Dolayısıyla İran bu durumdan kârlı çıkmayı hedeflemektedir ve bunu da başarmaktadır. Mezhepsel temellere dayanan bir yayılmacılığı olan İran, Velayet-i Fakih’i bölgedeki Şiilere dayatmakta ve bu kapsamda bölgede nüfuzunu askeri anlamda artırmaktadır. Bu durum gerek ABD’nin gerekse de İsrail Türkiye, Katar ve Suudi Arabistan gibi bölge devletleri açısından ciddi bir tehlike ortaya çıkarmaktadır. Belki bu zamana kadar Fundemantalist siyasal İslami hareketler sünni mezhebi üzerinden tartışılmaktadır ancak bu akım daha çok örgütlü ve sistematik olarak Şiiler üzerinden yürümekte ve ABD açısından bu durum ciddi bir engel teşkil etmektedir. Örneğin Suriye’de güvenli bölge kurma niyetinde olan ABD bu zamana kadar bu çabasını birçok diplomatik ilişki ile gerçekleştirmeye ve imtiyazlar vererek bunu yapmaya çalışsa da yeterince başarılı olamadı.
Ancak İran güney Lübnan’da Hizbullah aracılığı ile bunu başardı. Aynı zamanda Yemen’de kitle hareketini siyasal İslami hukukunda örgütledi. Bu ABD’yi belki yakın zamanda değil ama ilerleyen zamanlarda etkileyecektir. Elbette bu sadece ABD’yi değil Şiilik karşısında konumlanan bütün mezhebi akımları da tedirgin etmektedir. Öte yandan ne Rusya ne de Esad Hizbullah ve İran ile ilişkilerini bu kapsamda keseyecektir. Zira Hizbullah bölgede konumlanışı gereği önemli bir yerde durmaktadır. Hizbullah fundementalist bir hareket olmasının yanında DAİŞ gibi bir savaş algısına sahip olduğundan bölgede askeri anlamda oldukça aktiftir. Aynı zamanda İsrail karşısında ciddi bir konumlanıştır. Böylesi bir stratejik ortaklık gerek Çin gerekse de Rusya açısından önemlidir.
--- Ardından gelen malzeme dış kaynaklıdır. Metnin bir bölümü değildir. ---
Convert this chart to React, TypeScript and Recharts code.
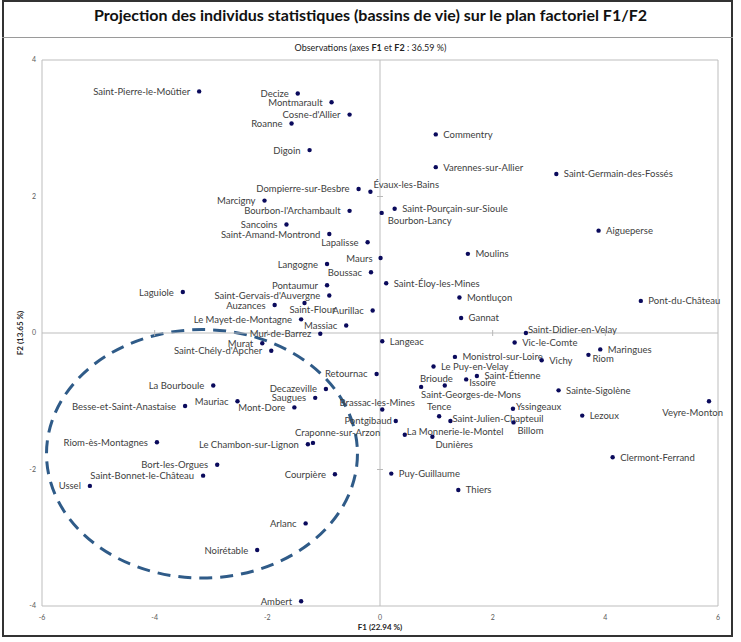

Pamuk ipliğine bağlı ilişkiler
ABD’nin Rusya ile bölgesel ilişkisi pamuk ipliğine bağlı. Her ne kadar birçok açıdan dile getirilse de ciddi imtiyazların verilmesi gerekmektedir. Bu da ciddi oranda bölgesel politikaların içinin boşalması ve yenilgi anlamına gelebilir. Bu açıdan ABD bölgede ciddi bir ilişki ağı içinde bu süreçten çıkmayı planlamaktadır. Zira ABD açısından Suriye politikası Rojava’ya kilitlenmiş durumdadır. Suriye’nin merkezine doğru bir yayılma ise daha ilerleyen dönemlerde mezhebi bir örgütlenme olarak Haşd-i Vatan-i tarafından yaratılmak isteniyor. Bölgede konumlanan Sunni gruplar ise Cerablus’ta TC’nin kontrolünde eğitilmekte ve donatılmaktadır. Bu durum ise hem Rojava’da hem de Suriye merkezinde ciddi gerilimleri doğuracaktır. Zira Türkiye istenmeyen ülke konumunda provakatörlükleri ile gündemdedir. İç politikadaki istikrarsız duruşu ile dünya da kabullenilmeyen TC artık bölgeden az kayıpla çıkmanın yanında daha fazla saldırganlaşmaktadır. Bunu ise Rojava ile gündeme getirmektedir. Ancak bu ABD ile ilişkileri germektedir.
Sonuç olarak, Suriye tahtasında oynan satrançta bir dizi kayıp en başta verilirken büyük kayıp şimdi verilmeye başlandı. Bu duruma göre konumlanmak ve taktikler geliştirmek önemlidir.